Recorded data:
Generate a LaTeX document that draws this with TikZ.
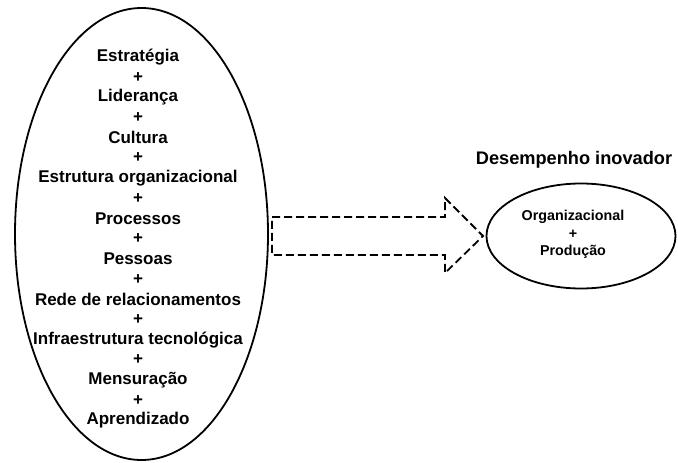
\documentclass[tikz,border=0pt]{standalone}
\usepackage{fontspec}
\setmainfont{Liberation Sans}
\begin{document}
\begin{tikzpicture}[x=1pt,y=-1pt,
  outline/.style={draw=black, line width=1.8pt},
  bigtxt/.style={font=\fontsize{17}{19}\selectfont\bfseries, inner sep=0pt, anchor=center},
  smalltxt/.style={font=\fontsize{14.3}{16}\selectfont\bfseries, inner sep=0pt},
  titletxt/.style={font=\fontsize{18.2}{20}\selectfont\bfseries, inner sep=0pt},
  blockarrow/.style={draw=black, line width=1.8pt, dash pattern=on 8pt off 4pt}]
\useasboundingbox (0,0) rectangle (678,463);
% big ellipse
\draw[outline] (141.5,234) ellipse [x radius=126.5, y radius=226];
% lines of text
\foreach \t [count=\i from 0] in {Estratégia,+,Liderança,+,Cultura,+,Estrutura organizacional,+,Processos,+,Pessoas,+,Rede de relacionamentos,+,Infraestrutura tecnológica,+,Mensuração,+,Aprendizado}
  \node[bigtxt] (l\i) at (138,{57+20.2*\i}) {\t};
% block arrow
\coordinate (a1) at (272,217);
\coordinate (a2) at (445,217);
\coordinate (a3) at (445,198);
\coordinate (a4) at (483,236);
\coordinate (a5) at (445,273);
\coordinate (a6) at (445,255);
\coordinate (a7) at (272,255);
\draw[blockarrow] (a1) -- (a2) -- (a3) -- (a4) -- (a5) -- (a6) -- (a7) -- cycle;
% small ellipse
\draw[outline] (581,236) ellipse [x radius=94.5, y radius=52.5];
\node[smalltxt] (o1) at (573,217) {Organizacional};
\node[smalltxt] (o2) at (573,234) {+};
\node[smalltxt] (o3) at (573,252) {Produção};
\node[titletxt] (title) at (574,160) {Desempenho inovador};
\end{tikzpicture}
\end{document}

Work required: Word for word, quote the full listing, omitting every picture.

Response below:
Generate a LaTeX document that draws this with TikZ.
\documentclass[tikz,border=0pt]{standalone}
\usepackage{fontspec}
\setmainfont{Liberation Sans}
\begin{document}
\begin{tikzpicture}[x=1pt,y=-1pt,
  outline/.style={draw=black, line width=1.8pt},
  bigtxt/.style={font=\fontsize{17}{19}\selectfont\bfseries, inner sep=0pt, anchor=center},
  smalltxt/.style={font=\fontsize{14.3}{16}\selectfont\bfseries, inner sep=0pt},
  titletxt/.style={font=\fontsize{18.2}{20}\selectfont\bfseries, inner sep=0pt},
  blockarrow/.style={draw=black, line width=1.8pt, dash pattern=on 8pt off 4pt}]
\useasboundingbox (0,0) rectangle (678,463);
% big ellipse
\draw[outline] (141.5,234) ellipse [x radius=126.5, y radius=226];
% lines of text
\foreach \t [count=\i from 0] in {Estratégia,+,Liderança,+,Cultura,+,Estrutura organizacional,+,Processos,+,Pessoas,+,Rede de relacionamentos,+,Infraestrutura tecnológica,+,Mensuração,+,Aprendizado}
  \node[bigtxt] (l\i) at (138,{57+20.2*\i}) {\t};
% block arrow
\coordinate (a1) at (272,217);
\coordinate (a2) at (445,217);
\coordinate (a3) at (445,198);
\coordinate (a4) at (483,236);
\coordinate (a5) at (445,273);
\coordinate (a6) at (445,255);
\coordinate (a7) at (272,255);
\draw[blockarrow] (a1) -- (a2) -- (a3) -- (a4) -- (a5) -- (a6) -- (a7) -- cycle;
% small ellipse
\draw[outline] (581,236) ellipse [x radius=94.5, y radius=52.5];
\node[smalltxt] (o1) at (573,217) {Organizacional};
\node[smalltxt] (o2) at (573,234) {+};
\node[smalltxt] (o3) at (573,252) {Produção};
\node[titletxt] (title) at (574,160) {Desempenho inovador};
\end{tikzpicture}
\end{document}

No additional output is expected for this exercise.